Required task » Your task is to give the listing below back word for word, pictures excluded.

>> begin Collected material

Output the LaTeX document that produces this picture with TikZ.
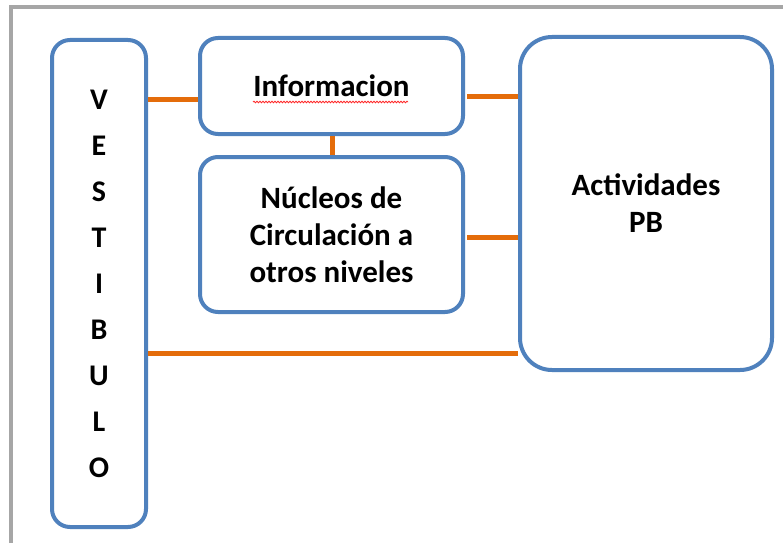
\documentclass[tikz,border=0pt]{standalone}
\usepackage{fontspec}
\setmainfont{Carlito}
\usepackage{tikz}
\usetikzlibrary{decorations.pathmorphing}
\definecolor{boxblue}{RGB}{79,129,189}
\definecolor{linkorange}{RGB}{228,108,10}
\definecolor{framegray}{RGB}{166,166,166}
\tikzset{
  block/.style={draw=boxblue, line width=4pt, rounded corners=18pt, align=center,
    font=\fontsize{31}{37}\selectfont\bfseries, inner sep=0pt},
  link/.style={draw=linkorange, line width=5pt}
}
\begin{document}
\begin{tikzpicture}[x=1pt,y=-1pt]
			\useasboundingbox (0,0) rectangle (783,543);
			\fill[white] (0,0) rectangle (783,543);
			\draw[framegray, line width=4pt] (11,543) -- (11,7) -- (783,7);
			% boxes
			\node[block, minimum width=94pt, minimum height=487pt,
			  font=\fontsize{30}{46}\selectfont\bfseries] (vest) at (99,283.5)
			  {\raisebox{-4pt}{\parbox{40pt}{\centering V\\E\\S\\T\\I\\B\\U\\L\\O}}};
			\node[block, minimum width=263pt, minimum height=96pt] (info) at (331.5,86) {Informacion};
			\node[block, minimum width=263pt, minimum height=155pt] (nucleos) at (331.5,234.5)
			  {Núcleos de\\Circulación a\\otros niveles};
			\node[block, rounded corners=32pt, minimum width=252pt, minimum height=333pt] (activ) at (646,203.5)
			  {Actividades\\PB};
			\draw[red!85!white, line width=0.8pt, decorate, decoration={snake, segment length=3pt, amplitude=0.8pt}]
			  (253,102) -- (408,102);
			% connectors
			\draw[link] (vest.east |- 0,99) -- (info.west |- 0,99);
			\draw[link] ([xshift=2pt]info.east |- 0,96) -- (activ.west |- 0,96);
			\draw[link] ([xshift=2pt]nucleos.east |- 0,237) -- (activ.west |- 0,237);
			\draw[link] (info.south -| 332,0) -- (nucleos.north -| 332,0);
			\draw[link] (vest.east |- 0,353) -- (activ.west |- 0,353);
		\end{tikzpicture}
\end{document}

>> end Collected material

Exercise response »
Output the LaTeX document that produces this picture with TikZ.
\documentclass[tikz,border=0pt]{standalone}
\usepackage{fontspec}
\setmainfont{Carlito}
\usepackage{tikz}
\usetikzlibrary{decorations.pathmorphing}
\definecolor{boxblue}{RGB}{79,129,189}
\definecolor{linkorange}{RGB}{228,108,10}
\definecolor{framegray}{RGB}{166,166,166}
\tikzset{
  block/.style={draw=boxblue, line width=4pt, rounded corners=18pt, align=center,
    font=\fontsize{31}{37}\selectfont\bfseries, inner sep=0pt},
  link/.style={draw=linkorange, line width=5pt}
}
\begin{document}
\begin{tikzpicture}[x=1pt,y=-1pt]
			\useasboundingbox (0,0) rectangle (783,543);
			\fill[white] (0,0) rectangle (783,543);
			\draw[framegray, line width=4pt] (11,543) -- (11,7) -- (783,7);
			% boxes
			\node[block, minimum width=94pt, minimum height=487pt,
			  font=\fontsize{30}{46}\selectfont\bfseries] (vest) at (99,283.5)
			  {\raisebox{-4pt}{\parbox{40pt}{\centering V\\E\\S\\T\\I\\B\\U\\L\\O}}};
			\node[block, minimum width=263pt, minimum height=96pt] (info) at (331.5,86) {Informacion};
			\node[block, minimum width=263pt, minimum height=155pt] (nucleos) at (331.5,234.5)
			  {Núcleos de\\Circulación a\\otros niveles};
			\node[block, rounded corners=32pt, minimum width=252pt, minimum height=333pt] (activ) at (646,203.5)
			  {Actividades\\PB};
			\draw[red!85!white, line width=0.8pt, decorate, decoration={snake, segment length=3pt, amplitude=0.8pt}]
			  (253,102) -- (408,102);
			% connectors
			\draw[link] (vest.east |- 0,99) -- (info.west |- 0,99);
			\draw[link] ([xshift=2pt]info.east |- 0,96) -- (activ.west |- 0,96);
			\draw[link] ([xshift=2pt]nucleos.east |- 0,237) -- (activ.west |- 0,237);
			\draw[link] (info.south -| 332,0) -- (nucleos.north -| 332,0);
			\draw[link] (vest.east |- 0,353) -- (activ.west |- 0,353);
		\end{tikzpicture}
\end{document}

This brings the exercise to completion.